The value American families received fluctuated by income and the number of qualifying children. People in lower income brackets owed less in federal taxes, meaning they had less opportunity to use the credit and received a smaller share of the leftover credit based on the refund formula. Meanwhile, the phase-out threshold for higher incomes ensured the wealthiest Americans received less credit per child.
The result was a program primarily benefiting middle and upper middle-class families. These families received the largest child tax credits on average in 2019. Married couples in the top 20% to 40% tax bracket received an average payment of $3,951.
The refund formula meant that the bottom 20% of the income earners received the least from the child tax credit.

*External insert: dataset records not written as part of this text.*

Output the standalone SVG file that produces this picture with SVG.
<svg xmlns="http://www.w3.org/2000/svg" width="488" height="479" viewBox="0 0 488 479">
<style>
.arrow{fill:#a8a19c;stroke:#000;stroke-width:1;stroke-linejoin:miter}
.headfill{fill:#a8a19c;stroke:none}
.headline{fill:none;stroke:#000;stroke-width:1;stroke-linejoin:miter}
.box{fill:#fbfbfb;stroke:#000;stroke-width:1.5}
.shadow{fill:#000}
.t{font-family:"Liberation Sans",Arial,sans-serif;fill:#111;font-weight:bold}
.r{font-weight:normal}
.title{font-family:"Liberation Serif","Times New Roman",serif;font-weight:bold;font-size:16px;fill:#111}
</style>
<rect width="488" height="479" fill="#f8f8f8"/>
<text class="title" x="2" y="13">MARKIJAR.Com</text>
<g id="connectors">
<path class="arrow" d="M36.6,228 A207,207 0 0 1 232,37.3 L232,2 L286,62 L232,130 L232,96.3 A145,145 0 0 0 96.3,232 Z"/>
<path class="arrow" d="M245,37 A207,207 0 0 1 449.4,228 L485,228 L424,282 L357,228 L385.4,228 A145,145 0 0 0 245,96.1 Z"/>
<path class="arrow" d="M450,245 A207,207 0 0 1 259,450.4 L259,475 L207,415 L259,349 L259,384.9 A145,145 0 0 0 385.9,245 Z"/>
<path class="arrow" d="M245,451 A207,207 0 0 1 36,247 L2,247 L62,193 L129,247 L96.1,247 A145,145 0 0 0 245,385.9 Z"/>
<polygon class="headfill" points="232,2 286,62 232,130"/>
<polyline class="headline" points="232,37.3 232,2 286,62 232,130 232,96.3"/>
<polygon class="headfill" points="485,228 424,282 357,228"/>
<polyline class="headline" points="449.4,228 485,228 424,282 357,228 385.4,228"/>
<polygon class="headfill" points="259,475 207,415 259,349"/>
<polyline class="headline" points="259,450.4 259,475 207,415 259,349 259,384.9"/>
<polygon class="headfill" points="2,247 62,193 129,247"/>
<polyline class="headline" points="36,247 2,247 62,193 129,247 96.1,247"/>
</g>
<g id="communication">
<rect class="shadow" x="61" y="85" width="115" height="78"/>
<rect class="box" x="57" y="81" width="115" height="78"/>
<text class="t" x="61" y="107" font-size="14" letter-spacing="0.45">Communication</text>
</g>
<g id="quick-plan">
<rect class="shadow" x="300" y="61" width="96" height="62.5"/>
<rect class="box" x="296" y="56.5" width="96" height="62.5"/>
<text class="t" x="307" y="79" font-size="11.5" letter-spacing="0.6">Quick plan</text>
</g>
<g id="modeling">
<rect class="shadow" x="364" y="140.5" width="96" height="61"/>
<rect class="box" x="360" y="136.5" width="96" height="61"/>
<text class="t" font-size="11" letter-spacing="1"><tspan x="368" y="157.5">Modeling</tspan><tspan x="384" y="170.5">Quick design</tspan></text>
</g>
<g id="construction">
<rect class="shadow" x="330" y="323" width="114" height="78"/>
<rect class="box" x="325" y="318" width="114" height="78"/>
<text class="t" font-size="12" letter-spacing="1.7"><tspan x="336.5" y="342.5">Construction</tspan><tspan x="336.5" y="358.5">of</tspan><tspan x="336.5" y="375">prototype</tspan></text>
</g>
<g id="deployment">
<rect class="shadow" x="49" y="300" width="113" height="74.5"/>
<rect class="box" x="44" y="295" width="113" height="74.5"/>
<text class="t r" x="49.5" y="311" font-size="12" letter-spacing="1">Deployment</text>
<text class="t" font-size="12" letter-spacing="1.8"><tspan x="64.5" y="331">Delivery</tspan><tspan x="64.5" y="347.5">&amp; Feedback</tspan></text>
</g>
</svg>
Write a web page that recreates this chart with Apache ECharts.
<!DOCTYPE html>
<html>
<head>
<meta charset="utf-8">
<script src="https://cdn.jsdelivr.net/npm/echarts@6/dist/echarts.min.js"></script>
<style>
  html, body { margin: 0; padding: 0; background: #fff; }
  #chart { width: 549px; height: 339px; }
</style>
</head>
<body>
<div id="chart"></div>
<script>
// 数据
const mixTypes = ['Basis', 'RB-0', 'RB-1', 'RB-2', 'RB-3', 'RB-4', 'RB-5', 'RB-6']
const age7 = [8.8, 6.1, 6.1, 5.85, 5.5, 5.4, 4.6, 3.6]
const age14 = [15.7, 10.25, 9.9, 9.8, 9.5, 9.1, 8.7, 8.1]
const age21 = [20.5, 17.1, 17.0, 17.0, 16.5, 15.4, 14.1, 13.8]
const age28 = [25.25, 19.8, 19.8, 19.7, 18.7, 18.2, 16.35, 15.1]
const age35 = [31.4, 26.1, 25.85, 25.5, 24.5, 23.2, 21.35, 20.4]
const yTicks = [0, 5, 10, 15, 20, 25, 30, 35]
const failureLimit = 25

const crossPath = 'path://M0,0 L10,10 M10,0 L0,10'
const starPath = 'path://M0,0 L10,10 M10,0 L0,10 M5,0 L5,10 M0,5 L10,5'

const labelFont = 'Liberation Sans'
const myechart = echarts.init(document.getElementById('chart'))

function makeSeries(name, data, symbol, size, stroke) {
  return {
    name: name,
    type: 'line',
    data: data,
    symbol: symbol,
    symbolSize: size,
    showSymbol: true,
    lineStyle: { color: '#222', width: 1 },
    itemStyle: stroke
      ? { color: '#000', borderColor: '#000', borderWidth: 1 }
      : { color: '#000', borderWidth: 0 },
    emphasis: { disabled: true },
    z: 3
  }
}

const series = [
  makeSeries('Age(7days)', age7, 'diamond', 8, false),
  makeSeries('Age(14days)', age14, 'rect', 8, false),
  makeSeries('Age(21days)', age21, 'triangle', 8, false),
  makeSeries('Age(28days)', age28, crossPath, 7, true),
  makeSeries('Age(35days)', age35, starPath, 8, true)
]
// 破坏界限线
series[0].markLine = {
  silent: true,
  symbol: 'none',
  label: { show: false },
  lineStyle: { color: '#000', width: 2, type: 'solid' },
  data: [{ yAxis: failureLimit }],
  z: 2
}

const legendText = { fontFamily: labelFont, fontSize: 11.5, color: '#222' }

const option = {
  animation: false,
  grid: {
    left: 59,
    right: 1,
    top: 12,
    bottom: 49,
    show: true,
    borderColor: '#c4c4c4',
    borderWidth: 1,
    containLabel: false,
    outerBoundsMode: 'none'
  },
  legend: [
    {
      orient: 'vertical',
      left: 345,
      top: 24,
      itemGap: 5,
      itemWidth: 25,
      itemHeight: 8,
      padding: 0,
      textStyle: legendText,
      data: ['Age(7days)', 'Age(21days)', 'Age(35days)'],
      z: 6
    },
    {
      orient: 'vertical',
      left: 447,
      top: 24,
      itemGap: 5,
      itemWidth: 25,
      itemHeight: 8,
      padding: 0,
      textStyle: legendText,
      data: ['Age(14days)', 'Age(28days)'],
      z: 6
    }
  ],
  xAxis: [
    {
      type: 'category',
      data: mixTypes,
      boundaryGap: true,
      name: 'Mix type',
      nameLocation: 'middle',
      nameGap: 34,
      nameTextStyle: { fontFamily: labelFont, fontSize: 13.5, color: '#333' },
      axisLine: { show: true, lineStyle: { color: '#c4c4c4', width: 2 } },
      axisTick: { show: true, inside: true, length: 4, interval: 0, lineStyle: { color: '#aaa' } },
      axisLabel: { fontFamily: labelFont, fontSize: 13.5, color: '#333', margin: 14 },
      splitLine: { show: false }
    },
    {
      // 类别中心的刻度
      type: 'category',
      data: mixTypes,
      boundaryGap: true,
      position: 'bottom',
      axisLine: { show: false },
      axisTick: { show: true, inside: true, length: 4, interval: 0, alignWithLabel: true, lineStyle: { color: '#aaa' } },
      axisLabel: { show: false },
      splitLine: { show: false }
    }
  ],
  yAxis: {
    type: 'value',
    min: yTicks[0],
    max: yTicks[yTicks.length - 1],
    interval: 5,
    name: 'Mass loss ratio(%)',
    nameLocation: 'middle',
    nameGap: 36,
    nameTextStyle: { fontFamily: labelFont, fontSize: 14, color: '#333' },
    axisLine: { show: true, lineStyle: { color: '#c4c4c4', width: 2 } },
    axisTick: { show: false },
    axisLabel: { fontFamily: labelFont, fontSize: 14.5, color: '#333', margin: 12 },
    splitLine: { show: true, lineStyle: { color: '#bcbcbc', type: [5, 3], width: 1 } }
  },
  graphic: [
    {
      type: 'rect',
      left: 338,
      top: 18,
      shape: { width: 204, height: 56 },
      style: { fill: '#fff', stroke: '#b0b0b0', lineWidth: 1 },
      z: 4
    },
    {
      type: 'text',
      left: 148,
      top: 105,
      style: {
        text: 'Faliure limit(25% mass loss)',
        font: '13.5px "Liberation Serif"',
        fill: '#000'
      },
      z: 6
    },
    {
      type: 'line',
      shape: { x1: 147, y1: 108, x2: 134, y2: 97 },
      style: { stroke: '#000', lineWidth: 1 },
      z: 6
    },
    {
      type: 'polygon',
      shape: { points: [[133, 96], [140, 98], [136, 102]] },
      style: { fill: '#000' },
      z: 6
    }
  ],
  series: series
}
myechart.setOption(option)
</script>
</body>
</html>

For single parents in this lowest bracket, the average child tax credit was $75. For married couples, that increased to $760. The bottom quintile of income earners had the lowest percentage of families that claimed the child tax credit at 3%.
The American Rescue Plan increased the child tax credit to $3,000 per child age seven or older and $3,600 per kids six and younger. It also raised the age limit of eligible children from 16 to 17 years old. The additional $1,000 per child phased out sooner than under the TCJA: $112,500 for single parents or $150,000 for married couples. The rest of the credit decreases at TCJA thresholds.
The American Rescue Plan expansion made the credit become fully refundable, meaning the full amount could be added to a refund and/or eliminated the income requirement for low-income families. Parents who do not file a federal tax return can use the non-filers tool — initially created to send stimulus payments to Americans who had not filed tax returns — to claim the credit.
Filers received the tax credit in monthly payments or received the entire amount with their yearly tax return. Utah had the largest average advance payment amount in 2021, according to preliminary IRS data.